Passing Time. Waiting. Resting. Stretching. Thinking. Planning. And so on… I keep thinking what his reason might be for sitting on the side walls of that bridge. I was in a vehicle that drove by swiftly as I took a few pictures of Hira Tamang (Fictiously Named for name’s sake) while he was blankly looking towards our vehicle. I’m sure he had no idea that black thing I was holding against my face was a 300MM Tele Lens mounted on an SLR and it would actually take his picture.
A friend once told me that pictures sometimes tell stories about a generation. This one, I think, is of that generation where people are not employed really; but aren’t looking for employment either. Hira Tamang must be a farmer. Must have a wife (but always dreamed of having two!) and three kids in his hatchet. Two pigs, a cow and two castrated bull to plough his fields. His dreams come true when it rains well in the monsoon (where the rain is steady but not too harsh to flood his village or destroy his harvest). Hira’s one son is in the Army and the other one is a labor in the middle east. His daughter is a labor in a hand-woven carpet factory in the city.
Hira has a lot of time to reflect upon himself. But he hasn’t seen much of the world to really make much out of his daily reflection exercises. This moment captured in the picture must be one of those moments. Where he is sitting idle with nothing on his mind or heart except blankly gazing at the wonders of nature being bestowed by gods and managed by few people that come from the city during elections and promise of benefits to the village he never seems to understand.

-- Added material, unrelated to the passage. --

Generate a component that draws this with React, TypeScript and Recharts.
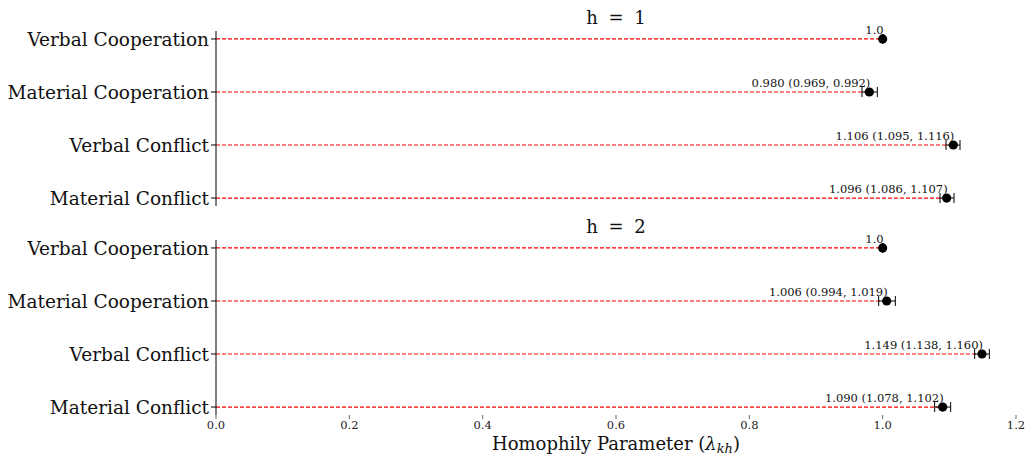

Karnali river gives you a lot of things to look at. The wilderness in it offers a vivid array of kingfishers waiting for the fish to jump over the barrage across the bridge on it at Chisapani. The wild crocodiles basking along the shores of the river. Typical yellow butterflies that love to rest in interesting clusters of a few dozens making an interesting view. A wild Rhino was on the view too once.
But what was more touching was the local fishermen throwing the net across the river in hopes of catching some fish they could sell on the highway. Local fishes sell for a high premium (fishes from fresh/cold water are considered more tasty) as compared to the fishes traded and bought from India. This day, however, the floods ensured that the day’s catch would be lean.
This is what I saw on the streets of Narayanghat last week, when the Maoists had called for a national strike saying they do not want elections to happen.
While they were scared election might bring stability to the country, economy and society, there were a few stray kinds on the streets with no hope for a better future, living worse than animals. At least, animals live a healthy life – so long as they live!